= Kwan Wai-nung =

Chinese artist

Kwan Wai-nung (關蕙農 (Guān Huìnóng); 1878–1956) was a Chinese artist. A descendant of Lam Qua, Kwan was born in Guangdong and studied Chinese painting under Ju Lian. He fused this with a more Western style learnt from his brother, Kwan Kin-hing.

Kwan migrated to Hong Kong at the beginning of the 20th century. He became art director for the South China Morning Post in 1911, before leaving in 1915 to set up his own lithographic business, the Asiatic Lithographic Printing Press in Sai Ying Pun. During the 1920s and 1930s Kwan personally designed calendars and posters for various companies in the city. Calendars acted as branded merchandise and artists were often hired to make the product seem more appealing.

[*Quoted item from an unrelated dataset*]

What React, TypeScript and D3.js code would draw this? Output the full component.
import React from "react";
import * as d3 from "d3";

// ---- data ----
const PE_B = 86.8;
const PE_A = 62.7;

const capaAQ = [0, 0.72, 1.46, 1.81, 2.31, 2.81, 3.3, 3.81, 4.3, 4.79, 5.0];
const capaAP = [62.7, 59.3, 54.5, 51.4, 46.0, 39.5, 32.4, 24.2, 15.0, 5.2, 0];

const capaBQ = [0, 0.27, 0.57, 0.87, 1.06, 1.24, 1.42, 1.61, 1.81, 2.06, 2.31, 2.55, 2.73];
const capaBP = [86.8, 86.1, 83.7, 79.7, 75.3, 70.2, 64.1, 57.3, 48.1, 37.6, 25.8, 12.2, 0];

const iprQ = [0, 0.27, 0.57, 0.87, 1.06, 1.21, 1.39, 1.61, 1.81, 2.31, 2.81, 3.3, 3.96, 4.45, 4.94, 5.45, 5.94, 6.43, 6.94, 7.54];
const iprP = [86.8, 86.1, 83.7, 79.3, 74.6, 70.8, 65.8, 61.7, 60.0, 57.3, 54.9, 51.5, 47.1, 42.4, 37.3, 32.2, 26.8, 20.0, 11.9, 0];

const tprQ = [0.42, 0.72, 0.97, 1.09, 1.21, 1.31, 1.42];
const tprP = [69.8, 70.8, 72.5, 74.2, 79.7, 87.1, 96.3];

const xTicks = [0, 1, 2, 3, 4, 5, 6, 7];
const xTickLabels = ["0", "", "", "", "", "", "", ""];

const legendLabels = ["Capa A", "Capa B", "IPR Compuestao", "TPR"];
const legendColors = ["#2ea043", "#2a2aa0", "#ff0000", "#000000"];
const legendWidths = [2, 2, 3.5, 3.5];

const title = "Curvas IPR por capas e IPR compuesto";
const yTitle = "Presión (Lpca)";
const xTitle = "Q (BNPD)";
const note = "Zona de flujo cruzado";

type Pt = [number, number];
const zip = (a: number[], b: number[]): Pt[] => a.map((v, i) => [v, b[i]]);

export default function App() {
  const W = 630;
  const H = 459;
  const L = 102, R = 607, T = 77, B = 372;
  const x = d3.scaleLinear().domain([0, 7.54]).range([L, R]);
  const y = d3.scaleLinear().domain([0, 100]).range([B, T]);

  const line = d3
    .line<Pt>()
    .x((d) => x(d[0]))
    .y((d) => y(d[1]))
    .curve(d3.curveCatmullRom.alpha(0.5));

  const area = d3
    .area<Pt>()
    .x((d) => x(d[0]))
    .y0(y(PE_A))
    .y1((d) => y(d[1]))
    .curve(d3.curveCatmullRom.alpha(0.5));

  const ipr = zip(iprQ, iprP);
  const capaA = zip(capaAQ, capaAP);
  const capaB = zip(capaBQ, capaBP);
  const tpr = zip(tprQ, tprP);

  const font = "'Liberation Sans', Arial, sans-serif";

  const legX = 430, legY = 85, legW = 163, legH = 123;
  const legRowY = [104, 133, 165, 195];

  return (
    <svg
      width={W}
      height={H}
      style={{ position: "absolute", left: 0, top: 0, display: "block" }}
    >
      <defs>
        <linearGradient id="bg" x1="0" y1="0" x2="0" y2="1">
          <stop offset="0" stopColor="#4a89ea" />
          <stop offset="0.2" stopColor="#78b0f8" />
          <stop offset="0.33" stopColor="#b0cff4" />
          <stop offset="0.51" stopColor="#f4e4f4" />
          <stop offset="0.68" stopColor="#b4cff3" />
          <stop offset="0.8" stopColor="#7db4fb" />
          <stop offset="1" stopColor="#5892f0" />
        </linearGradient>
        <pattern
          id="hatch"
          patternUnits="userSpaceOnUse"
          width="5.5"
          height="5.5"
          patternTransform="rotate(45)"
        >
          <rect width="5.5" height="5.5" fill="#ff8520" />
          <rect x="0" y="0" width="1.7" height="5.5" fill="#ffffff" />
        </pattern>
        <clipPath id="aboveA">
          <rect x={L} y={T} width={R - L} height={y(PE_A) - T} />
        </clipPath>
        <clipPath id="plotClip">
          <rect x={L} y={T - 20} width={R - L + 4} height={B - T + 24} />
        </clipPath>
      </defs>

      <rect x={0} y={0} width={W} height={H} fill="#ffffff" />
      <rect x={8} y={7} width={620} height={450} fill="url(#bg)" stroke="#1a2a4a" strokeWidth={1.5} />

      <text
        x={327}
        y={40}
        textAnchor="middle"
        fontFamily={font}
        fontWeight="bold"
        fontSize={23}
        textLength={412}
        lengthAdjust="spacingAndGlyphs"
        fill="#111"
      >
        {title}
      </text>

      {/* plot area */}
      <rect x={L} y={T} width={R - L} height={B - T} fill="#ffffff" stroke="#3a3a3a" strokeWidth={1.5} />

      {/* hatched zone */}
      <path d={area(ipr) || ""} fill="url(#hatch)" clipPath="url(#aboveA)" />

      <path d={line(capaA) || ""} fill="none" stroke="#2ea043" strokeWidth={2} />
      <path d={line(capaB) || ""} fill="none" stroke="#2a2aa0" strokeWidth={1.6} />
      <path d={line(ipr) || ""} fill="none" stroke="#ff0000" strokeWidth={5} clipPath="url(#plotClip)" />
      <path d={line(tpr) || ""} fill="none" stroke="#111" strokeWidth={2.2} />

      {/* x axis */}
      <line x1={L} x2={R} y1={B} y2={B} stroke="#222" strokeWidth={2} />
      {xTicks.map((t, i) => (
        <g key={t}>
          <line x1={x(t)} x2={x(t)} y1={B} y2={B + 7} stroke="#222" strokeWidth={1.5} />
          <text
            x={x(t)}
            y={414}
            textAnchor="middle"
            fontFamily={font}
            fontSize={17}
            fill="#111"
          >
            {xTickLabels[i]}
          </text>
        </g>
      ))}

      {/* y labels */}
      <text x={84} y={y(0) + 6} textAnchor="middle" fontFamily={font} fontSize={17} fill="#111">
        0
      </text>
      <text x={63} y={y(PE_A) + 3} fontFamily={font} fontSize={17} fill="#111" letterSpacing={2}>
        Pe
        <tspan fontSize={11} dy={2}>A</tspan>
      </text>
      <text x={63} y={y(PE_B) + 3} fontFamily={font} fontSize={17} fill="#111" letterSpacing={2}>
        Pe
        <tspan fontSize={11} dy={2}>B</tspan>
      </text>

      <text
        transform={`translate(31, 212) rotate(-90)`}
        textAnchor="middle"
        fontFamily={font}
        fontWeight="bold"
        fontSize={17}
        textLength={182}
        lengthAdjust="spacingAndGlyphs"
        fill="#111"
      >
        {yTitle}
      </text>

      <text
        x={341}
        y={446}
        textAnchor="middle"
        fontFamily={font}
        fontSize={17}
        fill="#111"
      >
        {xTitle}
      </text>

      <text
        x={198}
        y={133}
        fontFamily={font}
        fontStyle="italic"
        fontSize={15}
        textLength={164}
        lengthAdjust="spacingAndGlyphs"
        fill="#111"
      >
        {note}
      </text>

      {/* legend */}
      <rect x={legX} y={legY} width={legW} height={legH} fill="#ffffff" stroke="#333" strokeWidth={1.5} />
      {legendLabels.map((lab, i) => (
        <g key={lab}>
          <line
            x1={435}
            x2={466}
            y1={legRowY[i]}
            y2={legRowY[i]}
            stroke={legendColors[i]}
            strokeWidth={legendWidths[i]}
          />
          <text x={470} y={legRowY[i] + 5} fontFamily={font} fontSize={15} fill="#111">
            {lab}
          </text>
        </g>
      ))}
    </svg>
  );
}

Kwan understood the impact advertising had on businesses and positioned his art, many of which featured modestly dressed pin-up girls, as a means of relaying brands to customers. Among his designs are 'Two Girls' (1931) for Kwong Sang Hong and posters for Tiger Balm.

His company imported modern printing technology from Britain and Germany and opened branches in Singapore, Guangzhou and Shanghai. Effectively cornering the market in Hong Kong at the time, his success led to him being named 'King of the Calendar Poster'. After the Second World War, Kwan handed control over his company to his sons.